Les grandes marches hebdomadaires du Hirak en Algérie ont connu un record d’interpellations cette semaine. A Alger, la capitale, plus de 800 personnes ont été arrêtées, plus de policiers ont empli les rues que de manifestants.
« Alger la blanche est devenue bleue ! », c’est ainsi qu’un manifestant algérois du Hirak a qualifié la journée du vendredi. Le mouvement pacifique qui consiste à organiser des marches de protestation hebdomadaires tous les vendredis, connait une répression inédite cette semaine. Après que les marches d’étudiants, et celles des fonctionnaires publics, aient été interdites la semaine dernière. Ce vendredi, un déploiement policier dans neuf régions du pays a dissuadé beaucoup de personnes de participer aux marches. Dans la capitale, l’atmosphère a été plus morose. Surtout après qu’une intervention policière de grande échelle a commencé à arrêter les manifestants pêle-mêle.
Algérie. Aujourd'hui des dizaines de citoyenEs pacifiques (près de 80) comparaitront devant les tribunaux dans plusieurs wilayas, poursuivis pour avoir exercés leurs droits légitimes et garantis par la loi. Toute ma solidarité. Mes hommages aux avocats.#StandUp4HumanRights
— said SALHI (@saidsalhi527) May 23, 2021
Un record d’arrestations, sans explication
Bilan du vendredi 21 mai et du samedi 22 mai : 800 arrestations à Alger seulement. Plus de 70 ont déjà été traités par les procureurs, dont 23 mineurs et une dizaine de femmes. Ces actions draconiennes seraient expliquées par l’approche des élections législatives anticipées du 12 juin. Lorsque les charges imputées aux mis en examen commenceront à fuiter, il se pourrait que certaines soient en relation directe avec la classification du mouvement kabyle MAK et du parti islamiste Rachad comme « organisations terroristes ».
Rappelons que le mouvement du Hirak avait appelé à boycotter l’élection du successeur de Bouteflika en 2019. Face à ce tollé, le président Abdelmadjid Tebboune a organisé un référendum constitutionnel en novembre 2020. Les modifications ont été adoptées, mais avec un taux de participation lamentable de 27%.
Les autorités ont donc intensifié leurs efforts dans la répression des protestations.

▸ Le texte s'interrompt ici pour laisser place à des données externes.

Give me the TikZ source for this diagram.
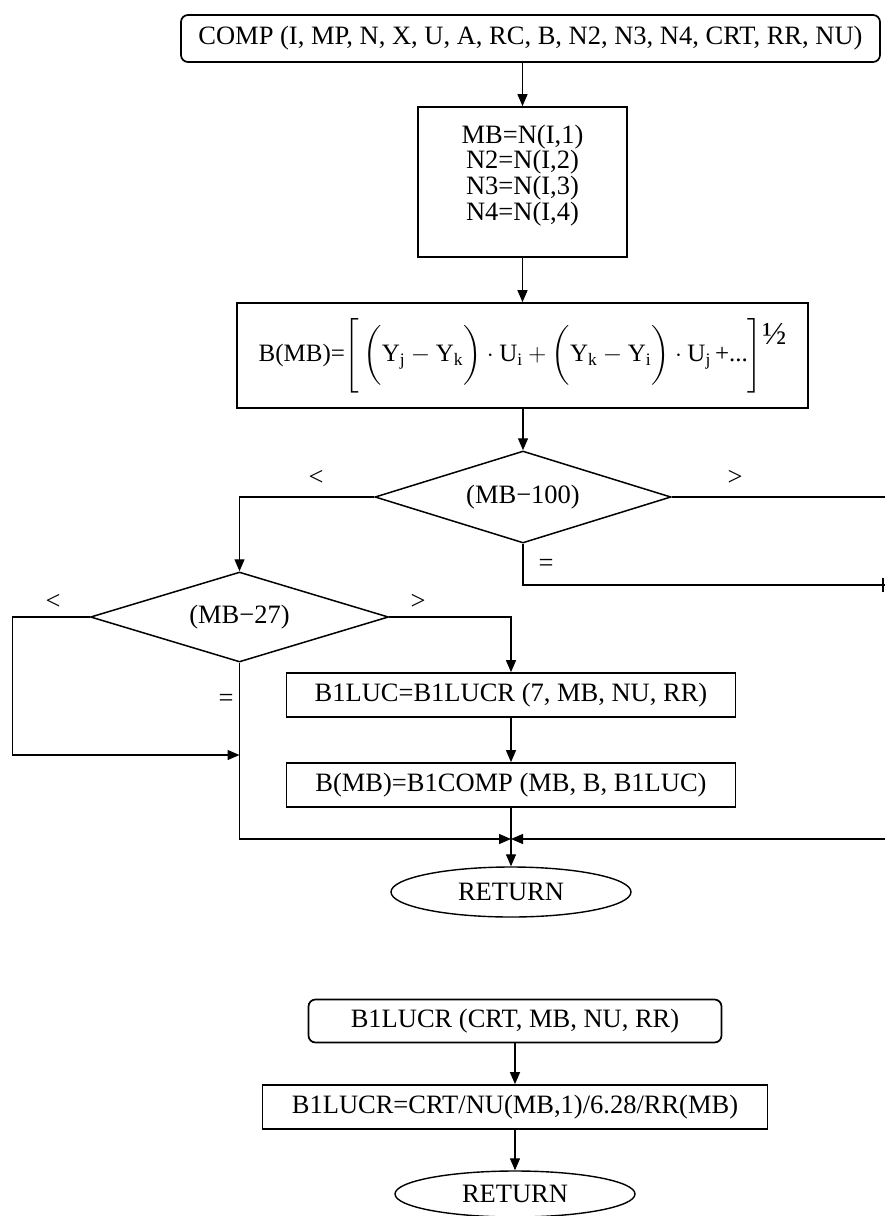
\documentclass[tikz,border=0pt]{standalone}
\usepackage{amsmath}
\usepackage{fontspec}
\setmainfont{Liberation Serif}
\usetikzlibrary{shapes.geometric,arrows.meta}

\begin{document}
\begin{tikzpicture}[x=1pt,y=-1pt,
  every node/.style={font=\fontsize{26.5}{24.5}\selectfont},
  box/.style={draw, line width=1.7pt, rectangle, inner sep=0pt},
  startbox/.style={box, rounded corners=7pt},
  decide/.style={draw, line width=1.5pt, diamond, inner sep=0pt, aspect=3.2},
  term/.style={draw, line width=1.4pt, ellipse, inner sep=0pt},
  flow/.style={line width=1.3pt},
  arr/.style={flow, -{Triangle[length=12pt,width=10pt]}},
  lbl/.style={inner sep=0pt}
]
\useasboundingbox (0,0) rectangle (884,1216);

% ---------------- main routine COMP ----------------
\node[startbox, minimum width=699pt, minimum height=47pt] (comp) at (530.5,38.5)
  {COMP (I, MP, N, X, U, A, RC, B, N2, N3, N4, CRT, RR, NU)};

\node[box, minimum width=209pt, minimum height=150pt] (mb) at (522.5,182)
  {\begin{tabular}{@{}c@{}}MB=N(I,1)\\N2=N(I,2)\\N3=N(I,3)\\N4=N(I,4)\end{tabular}\rule[-57pt]{0pt}{0pt}};

\node[box, minimum width=571pt, minimum height=105pt,
      font=\fontsize{25}{25}\selectfont] (calcB) at (522.5,355.5)
  {B(MB)=$\left[\rule[-28pt]{0pt}{68pt}
     \left(\rule[-21pt]{0pt}{54pt}\text{Y}_{\text{j}} - \text{Y}_{\text{k}}\right)\cdot \text{U}_{\text{i}}
     + \left(\rule[-21pt]{0pt}{54pt}\text{Y}_{\text{k}} - \text{Y}_{\text{i}}\right)\cdot \text{U}_{\text{j}}
     \,\text{+...}\right]$\raisebox{17pt}{\fontsize{32}{32}\selectfont ½}};

\node[decide, minimum width=296pt, minimum height=92pt] (d1) at (523,497) {(MB−100)};
\node[decide, minimum width=298pt, minimum height=90pt] (d2) at (239.5,617) {(MB−27)};

\node[box, minimum width=449pt, minimum height=44pt] (luc) at (511,695)
  {B1LUC=B1LUCR (7, MB, NU, RR)};
\node[box, minimum width=449pt, minimum height=44pt] (bcomp) at (511,785)
  {B(MB)=B1COMP (MB, B, B1LUC)};

\node[term, minimum width=240pt, minimum height=50pt] (ret) at (511,892) {RETURN};

% branch labels
\node[lbl] (lt1) at (316,478) {<};
\node[lbl] (gt1) at (735,478) {>};
\node[lbl] (eq1) at (546,565) {=};
\node[lbl] (lt2) at (53,602) {<};
\node[lbl] (gt2) at (418,602) {>};
\node[lbl] (eq2) at (226,700) {=};

% routing points
\coordinate (join) at (511,839);
\coordinate (rt1) at (887,497);
\coordinate (rt2) at (887,839);
\coordinate (rt3) at (887,585);
\coordinate (lf1) at (12.5,617);
\coordinate (lf2) at (12.5,755);

% connectors
\draw[arr] (mb.north |- comp.south) -- (mb.north);
\draw[arr] (mb.south) -- (mb.south |- calcB.north);
\draw[arr] (calcB.south -| d1.north) -- (d1.north);
\draw[arr] (d1.west) -| (d2.north);
\draw[arr] (d1.east) -- (rt1) -- (rt2) -- (join);
\draw[flow] (d1.south) |- (rt3);
\draw[flow] (883,578) -- (883,592);
\draw[arr] (d2.west) -- (lf1) -- (lf2) -- (d2.south |- lf2);
\draw[arr] (d2.south) -- (d2.south |- join) -- (join);
\draw[arr] (d2.east) -| (luc.north);
\draw[arr] (luc.south) -- (bcomp.north);
\draw[arr] (bcomp.south) -- (ret.north);

% ---------------- function B1LUCR ----------------
\node[startbox, minimum width=413pt, minimum height=43pt] (sub) at (515,1021)
  {B1LUCR (CRT, MB, NU, RR)};
\node[box, minimum width=505pt, minimum height=44pt] (rcalc) at (515,1107)
  {B1LUCR=CRT/NU(MB,1)/6.28/RR(MB)};
\node[term, minimum width=240pt, minimum height=46pt] (ret2) at (515,1194) {RETURN};

\draw[arr] (sub.south) -- (rcalc.north);
\draw[arr] (rcalc.south) -- (ret2.north);
\end{tikzpicture}
\end{document}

Selon Saïd Salhi, le vice-président de la Ligue Algérienne pour la Défense des Droits de l’Homme (LADDH), 800 personnes ont été interpellées. Selon ses analyses, un autre parti, le Parti Socialiste des Travailleurs (PST), serait aussi menacé de dissolution. Saïd Salhi a tweeté ce matin : « Des dizaines de citoyens comparaitront devant les tribunaux. On les poursuit pour avoir exercé leurs droits légitimes », lit-on.
Algérie 🇩🇿 21/5/2021: Tizi ouzou le 118 vendredi du hirak (révolution pacifique du peuple algérien) pic.twitter.com/PsDtmxRcGT
— NEF Freedom (@lejuste2019) May 21, 2021
Le HCS filtre les partis politiques du Hirak sans mandat
L’Algérie est sous le contrôle total du Haut conseil de sécurité (HCS) depuis deux décennies. Il est de notoriété publique que l’état-major algérien tient tous les organes de l’Etat depuis la démission du président Bendjedid en 1992. Son rôle d’instance consultative pour la sécurité nationale est officiel depuis 1976. Cependant, le HCS n’a été au premier plan qu’à la fin de la « décennie noire » en Algérie en 2002.
Depuis, le rôle politique de plus en plus officieux du HCS est prépondérant. En 2019, le président Tebboune a décrété la responsabilité du HCS de la sûreté de l’Etat. Toutefois, ce rôle exécutif ne concernerait que la sécurité des frontières. En effet, l’Algérie est entourée par un Maroc hostile, une Tunisie où sévissent les groupes terroristes et les renseignements occidentaux, une Libye qui était alors en guerre, et au Sud, le Mali connait la menace terroriste et l’insurrection armée dans sa partie Est.
Néanmoins, le HCS utilise son mandat au-delà des prédispositions, depuis le début du Hirak, les réunions avec le chef d’Etat concernaient surtout les affaires internes. La réunion du 18 mai 2021 a engendré une surprise de taille. Le HCS a accusé le Mouvement pour l’autodétermination de la Kabylie (MAK) et le parti islamiste Rachad d’être des groupes terroristes. Le président les a donc classés comme tels. Légalement, cette décision n’est officielle qu’à sa parution au Journal Officiel. Qui coïncide, justement, avec les marches du Hirak du vendredi.